EVERYTHING is going digital.

We ken that. But even bus shelters?

Many of you will be familiar with the concept of a bus shelter. It's a place where decent ratepayers wait for the omnibus of their choice to roll up and, with a wheezy sigh, invite them to alight.

"Digital" is more complicated. I looked it up and was whacked on the brain with some bilge about magnetic polarisation and the digits 0 and 1. Let us agree on a more workable definition: right fast electronic stuff, possibly wee in its inner workings.

So how, in the name of the wee man, do you get a digital bus shelter? Well, nurse, it's to do with screens on the shelters, which will supply information relating to transport, tourism, the cooncil and, of course, advertising, that persistent infringement on our lives.

And this news just in: you'll be able to touch the screens to select the information of your choice. In Edinburghshire, nine new hi-tech - love these old-fashioned terms - bus shelters have been installed along Princes Street, in the first phase of the city's digi-doo-dah-development.

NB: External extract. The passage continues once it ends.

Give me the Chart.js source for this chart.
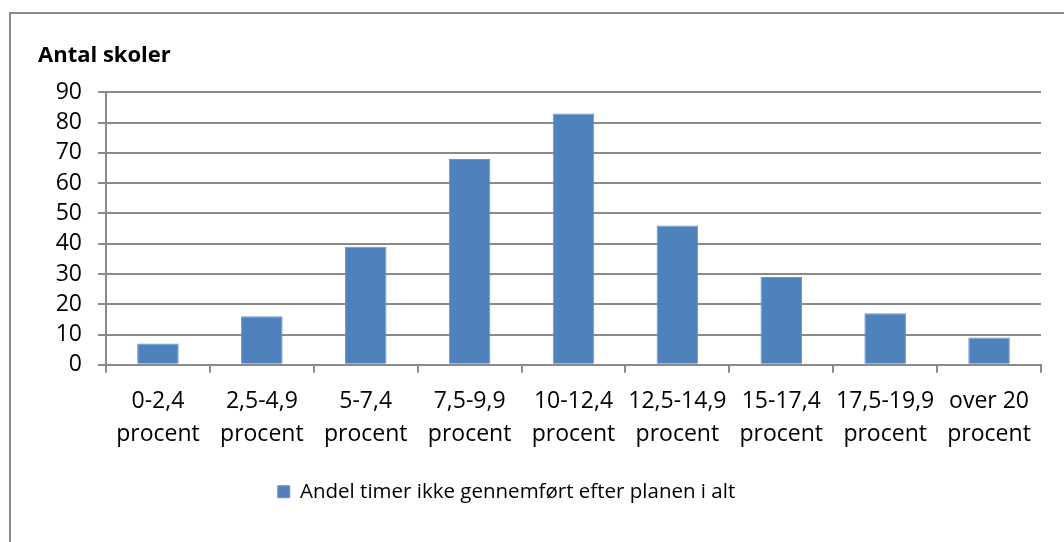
<!DOCTYPE html>
<html>
<head>
<meta charset="utf-8">
<script src="https://cdn.jsdelivr.net/npm/chart.js@4"></script>
<style>
  html, body { margin: 0; padding: 0; background: #fff; }
  #wrap { position: relative; width: 1064px; height: 542px; overflow: hidden; }
  #frame { position: absolute; left: 9px; top: 12px; width: 1100px; height: 600px;
           border: 2px solid #8a8a8a; box-sizing: border-box; }
  #box { position: absolute; left: 0; top: 0; width: 1064px; height: 542px; }
</style>
</head>
<body>
<div id="wrap">
  <div id="frame"></div>
  <div id="box"><canvas id="c"></canvas></div>
</div>
<script>
// categories (two-line tick labels)
var categories = [
  ['0-2,4', 'procent'],
  ['2,5-4,9', 'procent'],
  ['5-7,4', 'procent'],
  ['7,5-9,9', 'procent'],
  ['10-12,4', 'procent'],
  ['12,5-14,9', 'procent'],
  ['15-17,4', 'procent'],
  ['17,5-19,9', 'procent'],
  ['over 20', 'procent']
];
var seriesName = 'Andel timer ikke gennemført efter planen i alt';
var schools = [7, 16, 39, 68, 83, 46, 29, 17, 9];
var yTitle = 'Antal skoler';

var FONT = "'Open Sans', 'Noto Sans', sans-serif";
var GRID = '#8a8a8a';
var BLUE = '#4f81bd';

// nudge the legend left so it sits where the original one does
var legendShift = {
  id: 'legendShift',
  afterLayout: function (chart) {
    if (!chart.legend) return;
    chart.legend.left -= 33;
    chart.legend.right -= 33;
  }
};

new Chart(document.getElementById('c'), {
  type: 'bar',
  data: {
    labels: categories,
    datasets: [{
      label: seriesName,
      data: schools,
      backgroundColor: BLUE,
      borderColor: '#6a94c8',
      borderWidth: 1,
      barPercentage: 0.8,
      categoryPercentage: 0.5
    }]
  },
  plugins: [legendShift],
  options: {
    responsive: true,
    maintainAspectRatio: false,
    animation: false,
    layout: { padding: { left: 38, right: 23, top: 43, bottom: 30 } },
    plugins: {
      title: {
        display: true, text: yTitle, align: 'start', color: '#000',
        font: { family: FONT, size: 22, weight: 'bold', lineHeight: 1.15 },
        padding: { top: 0, bottom: 24 }
      },
      legend: {
        position: 'bottom',
        labels: {
          color: '#000', boxWidth: 12, boxHeight: 12, padding: 18,
          font: { family: FONT, size: 20.5 }
        }
      },
      tooltip: { enabled: false }
    },
    scales: {
      x: {
        grid: { offset: true, drawOnChartArea: false, color: GRID, tickLength: 8, lineWidth: 2 },
        border: { color: GRID, width: 2 },
        ticks: { color: '#000', padding: 12, maxRotation: 0, autoSkip: false,
                 font: { family: FONT, size: 23, lineHeight: 1.45 } }
      },
      y: {
        min: 0, max: 90,
        afterFit: function (s) { s.width = 68; },
        grid: { color: GRID, tickLength: 8, lineWidth: 2 },
        border: { color: GRID, width: 2 },
        ticks: { stepSize: 10, autoSkip: false, color: '#000', padding: 16,
                 font: { family: FONT, size: 23 } }
      }
    }
  }
});
</script>
</body>
</html>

And get this: they've been designed by no less an architect than Lord Norman Foster. Modern architects have, like, the straightest rulers ever, and I can see no fripperies of design here.

Nor have I seen the architectural drawings. You know my love of this genre, with its cloudless, azure skies, shiny buildings and calmly purposeful, happy-looking people. Architectural drawings are futuristic, clean and optimistic.

But the illustrations accompanying the blurb for the new stops are accurate, photographic depictions of slovenly, modern citizens in dour jackets and saggy jeans. The Scott Monument pokes pointedly into an inky, early evening sky while one ratepayer, with his back to the viewer, looks like he might be eating chips from a poke. Ladies and gentlemen, that is not the future.

Buses are the past for me anyway. Never go on them now. Wasted too much of my early life existing in nothingness as I waited. And waited and waited. Existential crisis? Waiting for Godot had nothing on waiting for a 16. Your life was in limbo. Your number never came up.

Mind you, they say boredom is the necessary precondition for creativity. My good friend, the veteran columnist Albert Morris, always claimed his favourite stop inspired his muse. Erudite Albert used to describe himself as "a Lothian Region bus passenger of long standing".

Well now, instead of being inspired, bus-waiters can be distracted. Distraction is the central focus of the modern world. Who knows how many essays and novels will be done to death by distraction at these new digital stops?